# start of Dataset rows

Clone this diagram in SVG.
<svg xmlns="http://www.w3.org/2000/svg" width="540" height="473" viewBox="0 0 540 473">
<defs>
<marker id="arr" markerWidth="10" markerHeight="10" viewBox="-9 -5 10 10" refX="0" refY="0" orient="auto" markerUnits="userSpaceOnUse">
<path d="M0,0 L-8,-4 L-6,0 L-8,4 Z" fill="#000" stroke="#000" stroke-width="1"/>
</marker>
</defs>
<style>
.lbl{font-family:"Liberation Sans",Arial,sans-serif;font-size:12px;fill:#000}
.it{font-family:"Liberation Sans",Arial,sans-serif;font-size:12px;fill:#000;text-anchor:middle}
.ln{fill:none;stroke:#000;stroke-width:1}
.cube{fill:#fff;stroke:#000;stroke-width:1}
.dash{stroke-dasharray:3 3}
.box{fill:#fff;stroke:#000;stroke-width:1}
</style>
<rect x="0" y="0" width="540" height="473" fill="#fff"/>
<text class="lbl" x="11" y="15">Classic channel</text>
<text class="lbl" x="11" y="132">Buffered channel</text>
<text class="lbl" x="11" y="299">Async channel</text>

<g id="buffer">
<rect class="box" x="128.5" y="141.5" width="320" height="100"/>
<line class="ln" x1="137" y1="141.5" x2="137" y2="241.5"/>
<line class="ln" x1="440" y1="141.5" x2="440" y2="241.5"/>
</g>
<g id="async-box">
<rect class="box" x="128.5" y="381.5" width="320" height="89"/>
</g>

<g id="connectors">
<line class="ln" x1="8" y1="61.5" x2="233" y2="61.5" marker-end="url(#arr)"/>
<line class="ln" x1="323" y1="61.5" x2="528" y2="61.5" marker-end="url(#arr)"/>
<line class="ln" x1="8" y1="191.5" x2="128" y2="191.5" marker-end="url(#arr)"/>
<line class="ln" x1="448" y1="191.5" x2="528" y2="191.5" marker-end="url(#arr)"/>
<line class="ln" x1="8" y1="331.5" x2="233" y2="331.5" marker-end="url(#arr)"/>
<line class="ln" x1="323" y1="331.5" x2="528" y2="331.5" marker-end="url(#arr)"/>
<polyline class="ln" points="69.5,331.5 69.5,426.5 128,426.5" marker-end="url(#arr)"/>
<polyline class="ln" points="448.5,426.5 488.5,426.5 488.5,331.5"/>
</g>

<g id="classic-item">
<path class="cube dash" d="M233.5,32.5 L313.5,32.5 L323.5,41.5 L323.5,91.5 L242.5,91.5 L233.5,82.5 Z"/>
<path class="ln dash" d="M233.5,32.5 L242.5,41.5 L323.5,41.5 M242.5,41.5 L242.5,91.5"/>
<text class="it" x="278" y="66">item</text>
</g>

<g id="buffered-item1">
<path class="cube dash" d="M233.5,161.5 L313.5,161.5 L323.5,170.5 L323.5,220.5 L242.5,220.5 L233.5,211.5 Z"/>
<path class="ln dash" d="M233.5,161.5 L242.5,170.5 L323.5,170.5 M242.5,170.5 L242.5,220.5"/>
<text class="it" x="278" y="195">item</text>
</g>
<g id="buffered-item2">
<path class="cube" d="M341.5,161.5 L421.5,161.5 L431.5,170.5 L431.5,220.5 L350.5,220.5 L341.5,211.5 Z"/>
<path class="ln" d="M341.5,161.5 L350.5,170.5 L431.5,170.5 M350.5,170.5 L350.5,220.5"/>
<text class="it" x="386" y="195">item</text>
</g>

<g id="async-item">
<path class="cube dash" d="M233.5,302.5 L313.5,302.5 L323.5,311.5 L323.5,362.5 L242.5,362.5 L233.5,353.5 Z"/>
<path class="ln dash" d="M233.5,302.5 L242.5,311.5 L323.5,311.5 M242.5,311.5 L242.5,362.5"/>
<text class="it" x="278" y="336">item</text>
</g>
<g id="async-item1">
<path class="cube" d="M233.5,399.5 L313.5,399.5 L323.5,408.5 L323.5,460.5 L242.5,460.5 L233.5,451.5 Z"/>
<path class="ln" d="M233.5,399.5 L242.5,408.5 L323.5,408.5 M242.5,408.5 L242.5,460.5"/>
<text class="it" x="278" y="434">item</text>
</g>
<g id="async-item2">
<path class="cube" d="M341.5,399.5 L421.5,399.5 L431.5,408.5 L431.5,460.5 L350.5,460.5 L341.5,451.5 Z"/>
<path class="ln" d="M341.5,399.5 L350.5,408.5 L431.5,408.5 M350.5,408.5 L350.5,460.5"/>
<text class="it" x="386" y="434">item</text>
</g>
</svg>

# end of Dataset rows
# start of Dataset rows

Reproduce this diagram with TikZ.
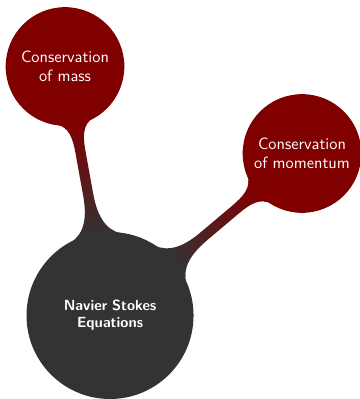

# end of Dataset rows

What the exercise asks:
Show every line in the entries where the string "diagram" occurs.

Answer for the task:
Clone this diagram in SVG.
Reproduce this diagram with TikZ.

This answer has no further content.